Will you return, word for word, only the lines from the top of the data below down to and including the one with "(nom) at (543,288)"?

_ _ _ _

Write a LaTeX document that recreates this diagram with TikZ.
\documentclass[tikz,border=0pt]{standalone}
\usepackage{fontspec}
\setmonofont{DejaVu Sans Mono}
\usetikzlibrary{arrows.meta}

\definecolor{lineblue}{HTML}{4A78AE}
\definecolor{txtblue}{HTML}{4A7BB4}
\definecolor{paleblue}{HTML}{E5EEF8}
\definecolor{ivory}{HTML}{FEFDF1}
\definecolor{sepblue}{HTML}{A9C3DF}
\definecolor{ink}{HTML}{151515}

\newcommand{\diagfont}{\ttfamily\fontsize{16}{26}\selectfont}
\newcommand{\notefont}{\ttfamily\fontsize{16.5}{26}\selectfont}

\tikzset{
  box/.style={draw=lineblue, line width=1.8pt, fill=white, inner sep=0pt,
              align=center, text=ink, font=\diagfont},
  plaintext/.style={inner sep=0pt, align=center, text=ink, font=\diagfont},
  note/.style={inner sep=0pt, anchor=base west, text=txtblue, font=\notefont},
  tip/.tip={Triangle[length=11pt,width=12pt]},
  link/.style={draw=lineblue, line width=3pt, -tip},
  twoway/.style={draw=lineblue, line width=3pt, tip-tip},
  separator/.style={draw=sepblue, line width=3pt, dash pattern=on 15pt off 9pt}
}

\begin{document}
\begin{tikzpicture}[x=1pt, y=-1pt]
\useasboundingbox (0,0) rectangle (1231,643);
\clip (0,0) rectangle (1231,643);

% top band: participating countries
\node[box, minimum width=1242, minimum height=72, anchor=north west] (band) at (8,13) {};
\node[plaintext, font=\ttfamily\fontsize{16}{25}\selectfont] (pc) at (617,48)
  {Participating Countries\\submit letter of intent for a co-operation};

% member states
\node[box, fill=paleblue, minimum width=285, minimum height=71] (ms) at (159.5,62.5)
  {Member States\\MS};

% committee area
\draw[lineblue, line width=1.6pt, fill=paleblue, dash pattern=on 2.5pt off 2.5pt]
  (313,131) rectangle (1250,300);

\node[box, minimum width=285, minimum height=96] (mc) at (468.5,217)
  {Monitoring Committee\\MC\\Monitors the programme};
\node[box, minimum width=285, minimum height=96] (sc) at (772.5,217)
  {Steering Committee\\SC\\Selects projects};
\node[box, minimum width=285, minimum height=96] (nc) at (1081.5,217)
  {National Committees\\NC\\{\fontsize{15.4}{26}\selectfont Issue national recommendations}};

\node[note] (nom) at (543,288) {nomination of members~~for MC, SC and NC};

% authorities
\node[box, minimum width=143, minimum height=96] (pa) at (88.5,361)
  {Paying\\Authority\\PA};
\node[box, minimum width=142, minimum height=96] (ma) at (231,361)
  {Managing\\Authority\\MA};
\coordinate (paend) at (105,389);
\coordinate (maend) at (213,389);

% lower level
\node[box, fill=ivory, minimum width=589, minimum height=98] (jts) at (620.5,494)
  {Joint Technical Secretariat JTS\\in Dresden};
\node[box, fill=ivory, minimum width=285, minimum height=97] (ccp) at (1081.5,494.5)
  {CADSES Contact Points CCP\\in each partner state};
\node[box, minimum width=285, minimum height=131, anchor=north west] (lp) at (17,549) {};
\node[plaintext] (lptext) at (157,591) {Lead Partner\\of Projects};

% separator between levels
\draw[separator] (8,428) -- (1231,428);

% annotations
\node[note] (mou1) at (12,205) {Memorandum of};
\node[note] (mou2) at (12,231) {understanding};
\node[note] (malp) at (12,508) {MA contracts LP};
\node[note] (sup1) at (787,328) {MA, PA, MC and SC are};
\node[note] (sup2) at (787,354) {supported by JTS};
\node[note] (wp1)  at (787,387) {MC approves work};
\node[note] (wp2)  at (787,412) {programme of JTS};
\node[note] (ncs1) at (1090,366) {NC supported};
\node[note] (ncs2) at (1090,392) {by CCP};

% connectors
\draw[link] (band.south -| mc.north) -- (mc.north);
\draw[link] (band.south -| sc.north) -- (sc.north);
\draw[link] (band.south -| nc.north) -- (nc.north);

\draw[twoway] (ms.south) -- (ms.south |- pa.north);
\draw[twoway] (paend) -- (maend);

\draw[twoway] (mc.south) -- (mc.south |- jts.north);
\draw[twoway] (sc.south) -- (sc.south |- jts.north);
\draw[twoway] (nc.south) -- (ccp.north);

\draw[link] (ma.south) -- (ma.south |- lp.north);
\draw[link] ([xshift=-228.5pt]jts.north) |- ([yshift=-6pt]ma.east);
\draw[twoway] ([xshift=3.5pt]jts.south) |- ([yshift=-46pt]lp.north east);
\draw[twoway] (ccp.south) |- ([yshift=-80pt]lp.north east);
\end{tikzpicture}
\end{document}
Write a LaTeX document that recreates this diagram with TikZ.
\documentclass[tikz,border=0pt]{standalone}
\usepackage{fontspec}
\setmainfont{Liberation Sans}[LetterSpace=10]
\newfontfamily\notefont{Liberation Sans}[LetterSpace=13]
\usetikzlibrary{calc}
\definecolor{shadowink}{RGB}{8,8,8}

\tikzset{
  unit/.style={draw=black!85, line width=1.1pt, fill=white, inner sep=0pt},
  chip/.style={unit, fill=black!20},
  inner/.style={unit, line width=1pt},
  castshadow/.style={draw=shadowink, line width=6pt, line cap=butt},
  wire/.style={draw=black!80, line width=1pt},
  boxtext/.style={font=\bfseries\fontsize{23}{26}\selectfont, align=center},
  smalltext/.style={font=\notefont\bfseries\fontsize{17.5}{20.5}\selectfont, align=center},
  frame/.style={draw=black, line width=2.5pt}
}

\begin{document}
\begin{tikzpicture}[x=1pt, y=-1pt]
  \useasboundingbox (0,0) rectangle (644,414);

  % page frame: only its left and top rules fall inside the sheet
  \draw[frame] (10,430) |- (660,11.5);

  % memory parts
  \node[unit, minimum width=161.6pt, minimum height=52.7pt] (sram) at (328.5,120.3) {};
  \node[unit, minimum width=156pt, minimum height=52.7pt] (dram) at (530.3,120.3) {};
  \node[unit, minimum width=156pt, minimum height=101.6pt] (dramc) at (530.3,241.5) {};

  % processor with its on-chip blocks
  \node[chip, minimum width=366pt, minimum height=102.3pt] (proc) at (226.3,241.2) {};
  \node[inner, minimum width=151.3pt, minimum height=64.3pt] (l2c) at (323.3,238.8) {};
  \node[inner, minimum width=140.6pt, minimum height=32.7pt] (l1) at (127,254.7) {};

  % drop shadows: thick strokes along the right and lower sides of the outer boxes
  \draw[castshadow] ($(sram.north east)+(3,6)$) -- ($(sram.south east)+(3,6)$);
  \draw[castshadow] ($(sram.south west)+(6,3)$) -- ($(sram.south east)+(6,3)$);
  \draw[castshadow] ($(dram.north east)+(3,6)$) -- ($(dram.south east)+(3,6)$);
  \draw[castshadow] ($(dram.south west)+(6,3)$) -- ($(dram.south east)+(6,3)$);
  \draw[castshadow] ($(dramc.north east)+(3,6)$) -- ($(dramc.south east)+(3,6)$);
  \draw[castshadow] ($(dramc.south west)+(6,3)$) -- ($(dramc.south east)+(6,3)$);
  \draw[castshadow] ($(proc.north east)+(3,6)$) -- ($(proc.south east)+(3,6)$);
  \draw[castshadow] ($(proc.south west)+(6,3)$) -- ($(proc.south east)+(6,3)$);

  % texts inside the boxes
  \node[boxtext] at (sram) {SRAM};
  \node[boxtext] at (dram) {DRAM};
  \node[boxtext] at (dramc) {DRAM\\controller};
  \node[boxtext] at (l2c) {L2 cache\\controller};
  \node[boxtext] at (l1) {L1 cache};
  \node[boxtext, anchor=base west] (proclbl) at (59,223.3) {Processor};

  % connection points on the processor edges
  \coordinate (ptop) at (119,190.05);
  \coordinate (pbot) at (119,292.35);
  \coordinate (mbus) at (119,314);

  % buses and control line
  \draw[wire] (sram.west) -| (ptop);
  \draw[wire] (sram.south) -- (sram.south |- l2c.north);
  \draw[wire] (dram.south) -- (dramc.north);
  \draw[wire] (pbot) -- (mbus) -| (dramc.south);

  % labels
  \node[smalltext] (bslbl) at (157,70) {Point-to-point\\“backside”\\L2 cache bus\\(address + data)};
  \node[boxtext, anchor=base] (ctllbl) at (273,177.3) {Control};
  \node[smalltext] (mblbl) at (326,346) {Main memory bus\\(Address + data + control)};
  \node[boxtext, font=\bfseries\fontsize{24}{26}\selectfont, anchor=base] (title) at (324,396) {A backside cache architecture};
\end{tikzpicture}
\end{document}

_ _ _ _

◆ **Written answer**
Write a LaTeX document that recreates this diagram with TikZ.
\documentclass[tikz,border=0pt]{standalone}
\usepackage{fontspec}
\setmonofont{DejaVu Sans Mono}
\usetikzlibrary{arrows.meta}

\definecolor{lineblue}{HTML}{4A78AE}
\definecolor{txtblue}{HTML}{4A7BB4}
\definecolor{paleblue}{HTML}{E5EEF8}
\definecolor{ivory}{HTML}{FEFDF1}
\definecolor{sepblue}{HTML}{A9C3DF}
\definecolor{ink}{HTML}{151515}

\newcommand{\diagfont}{\ttfamily\fontsize{16}{26}\selectfont}
\newcommand{\notefont}{\ttfamily\fontsize{16.5}{26}\selectfont}

\tikzset{
  box/.style={draw=lineblue, line width=1.8pt, fill=white, inner sep=0pt,
              align=center, text=ink, font=\diagfont},
  plaintext/.style={inner sep=0pt, align=center, text=ink, font=\diagfont},
  note/.style={inner sep=0pt, anchor=base west, text=txtblue, font=\notefont},
  tip/.tip={Triangle[length=11pt,width=12pt]},
  link/.style={draw=lineblue, line width=3pt, -tip},
  twoway/.style={draw=lineblue, line width=3pt, tip-tip},
  separator/.style={draw=sepblue, line width=3pt, dash pattern=on 15pt off 9pt}
}

\begin{document}
\begin{tikzpicture}[x=1pt, y=-1pt]
\useasboundingbox (0,0) rectangle (1231,643);
\clip (0,0) rectangle (1231,643);

% top band: participating countries
\node[box, minimum width=1242, minimum height=72, anchor=north west] (band) at (8,13) {};
\node[plaintext, font=\ttfamily\fontsize{16}{25}\selectfont] (pc) at (617,48)
  {Participating Countries\\submit letter of intent for a co-operation};

% member states
\node[box, fill=paleblue, minimum width=285, minimum height=71] (ms) at (159.5,62.5)
  {Member States\\MS};

% committee area
\draw[lineblue, line width=1.6pt, fill=paleblue, dash pattern=on 2.5pt off 2.5pt]
  (313,131) rectangle (1250,300);

\node[box, minimum width=285, minimum height=96] (mc) at (468.5,217)
  {Monitoring Committee\\MC\\Monitors the programme};
\node[box, minimum width=285, minimum height=96] (sc) at (772.5,217)
  {Steering Committee\\SC\\Selects projects};
\node[box, minimum width=285, minimum height=96] (nc) at (1081.5,217)
  {National Committees\\NC\\{\fontsize{15.4}{26}\selectfont Issue national recommendations}};

\node[note] (nom) at (543,288) {nomination of members~~for MC, SC and NC};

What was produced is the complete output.